In spite of this difference of opinion, it serves none of us to burn brigdes or to attack each other and forget that Mr McGuinty, not Mr Hillier is the problem.

What the heck is the sense of suing your neighbour if he polluted your water or air etc. it all comes down too you have to move from your homestead. How can you put a price on that.  The working family farmer is at the murcie of the rich and famous and there,s not much we can do. O yes we can run for goverment and become greedy people just like them and couldn,t care less about the rest, and its time for your pocket full of money and a great retirement fund. Look at all the houses going up away from the cities and there is nothing you can do if your neighbour decides to start building a big sub division ,speed your hard earn money on a lawyer then go to the poor folk home.

 

Editor's note: In accordance with our guidelines a deletion has been made from this unsigned comment

 

 

The sense in it is that if you knew yioru neighbour could sue you for dirtying yoru soil, air or water, you would behave rationally and thinnk twicde maybe three times before doing anything that might impinge on his rights to enjoy his "air, water and soil". What people do now, is to use their municipality to be their bully so they don't have to deal witht eh roblem like an adult.

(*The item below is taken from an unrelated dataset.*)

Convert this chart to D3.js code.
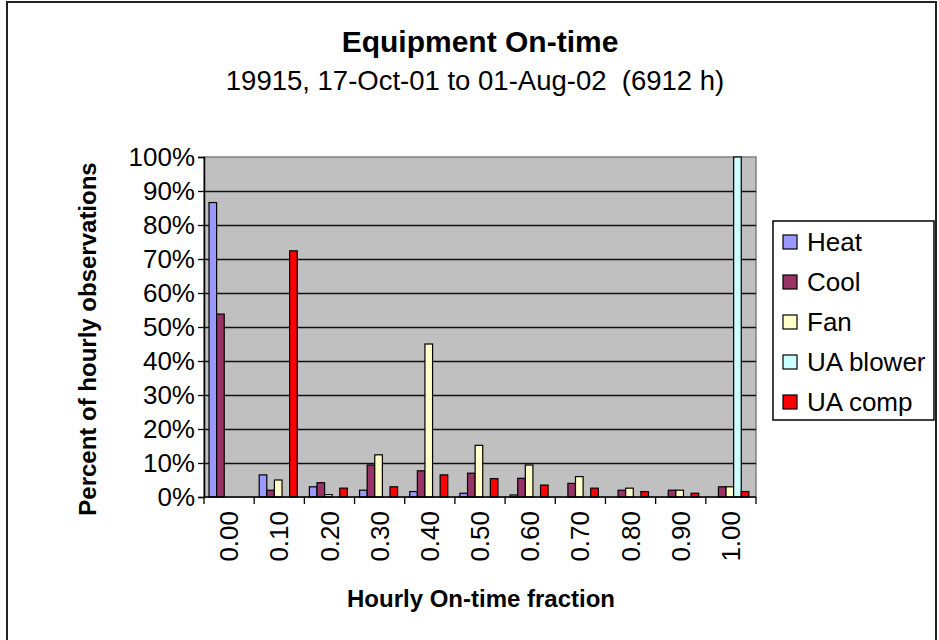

One more note. YOu don't need to spend your fortune on a lawyer. Small claims court is the arena for this, and taht doesn't cost you anything compared to hiring a lawyer.

Unsigned attack deleted

Timing is everything. It is interesting now that Mr. Hillier publicly denounces the validity of the Crown Land Patent Grants when Mr. Mackie's case is awaiting a decision from the Supreme Court level. ...Who stands to gain the most on the validity of the Crown Land Patent Grants - the government or the landowners.

How can the judge rule that Canada owns all the lands when in fact the crown owns all the lands of Canada and the same crown granted the land patents?

The Canadian Constitution patriated in 1982 seems to be overruling Crown land grants of early years but it is for the lawyers to work out.The OLA is at present steering landowners in wrong direction.